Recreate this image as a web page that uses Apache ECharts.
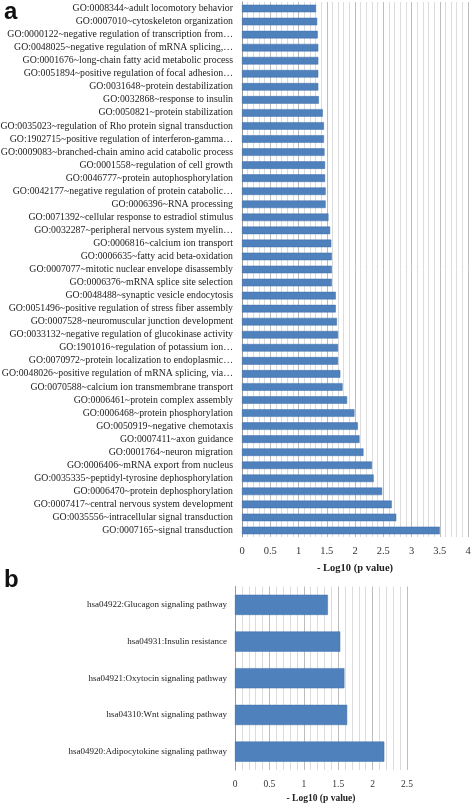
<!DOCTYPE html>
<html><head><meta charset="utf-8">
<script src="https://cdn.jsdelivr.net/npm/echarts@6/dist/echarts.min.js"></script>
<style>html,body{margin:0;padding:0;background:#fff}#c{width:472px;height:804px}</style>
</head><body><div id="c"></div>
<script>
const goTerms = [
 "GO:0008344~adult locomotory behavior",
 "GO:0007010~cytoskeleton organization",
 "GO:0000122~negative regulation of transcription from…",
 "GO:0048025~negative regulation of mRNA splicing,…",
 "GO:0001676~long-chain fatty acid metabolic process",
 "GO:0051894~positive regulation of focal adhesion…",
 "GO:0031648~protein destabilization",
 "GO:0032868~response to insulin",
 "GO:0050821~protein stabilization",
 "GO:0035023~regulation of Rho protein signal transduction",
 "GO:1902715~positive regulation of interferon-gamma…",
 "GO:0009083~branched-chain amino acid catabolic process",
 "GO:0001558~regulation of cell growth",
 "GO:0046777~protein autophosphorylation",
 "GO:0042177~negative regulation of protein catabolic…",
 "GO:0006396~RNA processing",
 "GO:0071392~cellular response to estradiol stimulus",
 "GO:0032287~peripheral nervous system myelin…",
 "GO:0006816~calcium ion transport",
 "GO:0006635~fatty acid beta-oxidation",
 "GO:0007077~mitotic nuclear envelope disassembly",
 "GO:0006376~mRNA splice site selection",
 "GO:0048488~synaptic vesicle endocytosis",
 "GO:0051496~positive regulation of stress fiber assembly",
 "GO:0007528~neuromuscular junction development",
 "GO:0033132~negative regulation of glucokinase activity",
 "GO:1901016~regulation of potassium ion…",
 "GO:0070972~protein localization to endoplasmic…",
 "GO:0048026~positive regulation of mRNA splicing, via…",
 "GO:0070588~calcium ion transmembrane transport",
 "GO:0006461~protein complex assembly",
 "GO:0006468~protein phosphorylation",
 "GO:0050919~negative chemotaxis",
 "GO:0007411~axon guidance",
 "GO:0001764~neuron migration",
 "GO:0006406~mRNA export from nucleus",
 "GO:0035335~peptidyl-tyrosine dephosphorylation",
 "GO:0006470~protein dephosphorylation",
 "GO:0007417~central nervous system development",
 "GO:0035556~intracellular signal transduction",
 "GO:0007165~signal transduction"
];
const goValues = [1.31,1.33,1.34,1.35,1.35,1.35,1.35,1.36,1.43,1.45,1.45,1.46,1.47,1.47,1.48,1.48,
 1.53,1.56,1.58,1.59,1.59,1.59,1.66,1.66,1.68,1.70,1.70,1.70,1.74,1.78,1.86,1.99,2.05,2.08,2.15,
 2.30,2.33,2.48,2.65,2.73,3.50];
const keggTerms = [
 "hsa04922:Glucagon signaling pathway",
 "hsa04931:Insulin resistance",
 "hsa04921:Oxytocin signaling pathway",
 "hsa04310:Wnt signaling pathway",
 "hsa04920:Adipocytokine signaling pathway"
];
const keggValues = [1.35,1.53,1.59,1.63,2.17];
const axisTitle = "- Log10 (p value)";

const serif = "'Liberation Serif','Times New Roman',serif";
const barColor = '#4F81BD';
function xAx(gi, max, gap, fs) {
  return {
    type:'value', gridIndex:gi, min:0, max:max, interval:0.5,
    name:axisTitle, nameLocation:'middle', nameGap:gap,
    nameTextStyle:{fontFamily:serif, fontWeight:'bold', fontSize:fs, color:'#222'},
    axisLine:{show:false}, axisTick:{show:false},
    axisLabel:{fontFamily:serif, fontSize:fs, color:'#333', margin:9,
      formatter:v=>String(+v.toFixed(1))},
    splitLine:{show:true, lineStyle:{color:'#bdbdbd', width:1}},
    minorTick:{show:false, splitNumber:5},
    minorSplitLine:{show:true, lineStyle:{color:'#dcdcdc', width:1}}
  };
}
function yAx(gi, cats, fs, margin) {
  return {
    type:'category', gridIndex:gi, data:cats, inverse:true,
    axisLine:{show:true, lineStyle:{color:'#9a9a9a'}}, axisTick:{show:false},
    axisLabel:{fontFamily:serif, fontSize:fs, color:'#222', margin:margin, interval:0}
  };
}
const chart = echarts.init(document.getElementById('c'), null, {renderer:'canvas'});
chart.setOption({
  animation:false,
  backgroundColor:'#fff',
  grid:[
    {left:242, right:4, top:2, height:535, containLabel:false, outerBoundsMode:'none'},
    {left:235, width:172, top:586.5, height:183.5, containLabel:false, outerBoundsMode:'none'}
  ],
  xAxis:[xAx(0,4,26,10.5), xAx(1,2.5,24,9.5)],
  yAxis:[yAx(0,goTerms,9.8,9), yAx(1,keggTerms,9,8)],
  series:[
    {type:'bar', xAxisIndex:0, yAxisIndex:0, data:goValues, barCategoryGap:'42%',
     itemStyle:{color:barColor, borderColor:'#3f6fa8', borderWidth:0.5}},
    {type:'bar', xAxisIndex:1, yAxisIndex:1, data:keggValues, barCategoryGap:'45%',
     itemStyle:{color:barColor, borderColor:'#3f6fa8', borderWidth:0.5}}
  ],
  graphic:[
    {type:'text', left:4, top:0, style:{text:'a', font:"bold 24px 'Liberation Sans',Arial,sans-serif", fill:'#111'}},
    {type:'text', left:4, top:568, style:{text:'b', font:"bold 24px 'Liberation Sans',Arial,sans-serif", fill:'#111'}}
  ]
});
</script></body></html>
- - -
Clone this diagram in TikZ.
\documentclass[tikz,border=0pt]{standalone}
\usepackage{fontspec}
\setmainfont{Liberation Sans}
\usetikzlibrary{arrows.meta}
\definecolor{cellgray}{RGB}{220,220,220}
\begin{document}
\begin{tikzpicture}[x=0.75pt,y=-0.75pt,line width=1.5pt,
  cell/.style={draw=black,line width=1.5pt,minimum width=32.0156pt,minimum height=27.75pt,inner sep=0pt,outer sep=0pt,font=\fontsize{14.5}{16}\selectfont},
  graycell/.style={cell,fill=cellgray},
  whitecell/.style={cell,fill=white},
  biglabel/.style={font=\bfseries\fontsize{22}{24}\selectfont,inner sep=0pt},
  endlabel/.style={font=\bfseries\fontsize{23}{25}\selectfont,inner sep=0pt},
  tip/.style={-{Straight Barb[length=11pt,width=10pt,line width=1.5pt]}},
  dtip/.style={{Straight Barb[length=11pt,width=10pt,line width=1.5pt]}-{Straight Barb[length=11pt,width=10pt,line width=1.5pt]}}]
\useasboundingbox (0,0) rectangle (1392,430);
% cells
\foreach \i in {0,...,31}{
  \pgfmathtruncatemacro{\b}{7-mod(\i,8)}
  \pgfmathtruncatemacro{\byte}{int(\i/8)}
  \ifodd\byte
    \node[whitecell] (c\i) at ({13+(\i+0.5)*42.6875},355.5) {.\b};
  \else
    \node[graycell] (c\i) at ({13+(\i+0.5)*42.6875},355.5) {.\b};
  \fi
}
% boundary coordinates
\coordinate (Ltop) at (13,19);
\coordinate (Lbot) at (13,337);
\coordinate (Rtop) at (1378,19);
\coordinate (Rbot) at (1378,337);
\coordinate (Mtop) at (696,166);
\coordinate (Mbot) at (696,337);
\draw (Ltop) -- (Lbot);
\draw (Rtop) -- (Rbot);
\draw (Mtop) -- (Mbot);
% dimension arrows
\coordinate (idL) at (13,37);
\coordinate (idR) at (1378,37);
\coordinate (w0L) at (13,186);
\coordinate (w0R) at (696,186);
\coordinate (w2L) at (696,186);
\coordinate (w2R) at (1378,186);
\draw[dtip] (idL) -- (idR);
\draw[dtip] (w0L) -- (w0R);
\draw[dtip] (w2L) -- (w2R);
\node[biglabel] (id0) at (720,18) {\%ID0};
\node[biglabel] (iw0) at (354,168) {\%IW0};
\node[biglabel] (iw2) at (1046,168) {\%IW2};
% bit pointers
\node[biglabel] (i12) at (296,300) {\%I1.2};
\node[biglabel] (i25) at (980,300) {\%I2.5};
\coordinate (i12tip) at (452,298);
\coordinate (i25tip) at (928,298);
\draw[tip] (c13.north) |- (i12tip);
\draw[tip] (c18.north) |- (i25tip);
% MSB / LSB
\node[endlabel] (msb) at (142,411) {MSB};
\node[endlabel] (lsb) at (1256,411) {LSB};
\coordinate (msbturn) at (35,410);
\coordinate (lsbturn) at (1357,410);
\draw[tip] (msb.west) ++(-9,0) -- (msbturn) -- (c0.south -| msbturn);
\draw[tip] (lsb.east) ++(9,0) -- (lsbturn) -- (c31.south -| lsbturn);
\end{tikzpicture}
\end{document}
- - -
Task brief
In the listing above, find the lines holding the word "this" and copy them.

Reply to the exercise
Recreate this image as a web page that uses Apache ECharts.
Clone this diagram in TikZ.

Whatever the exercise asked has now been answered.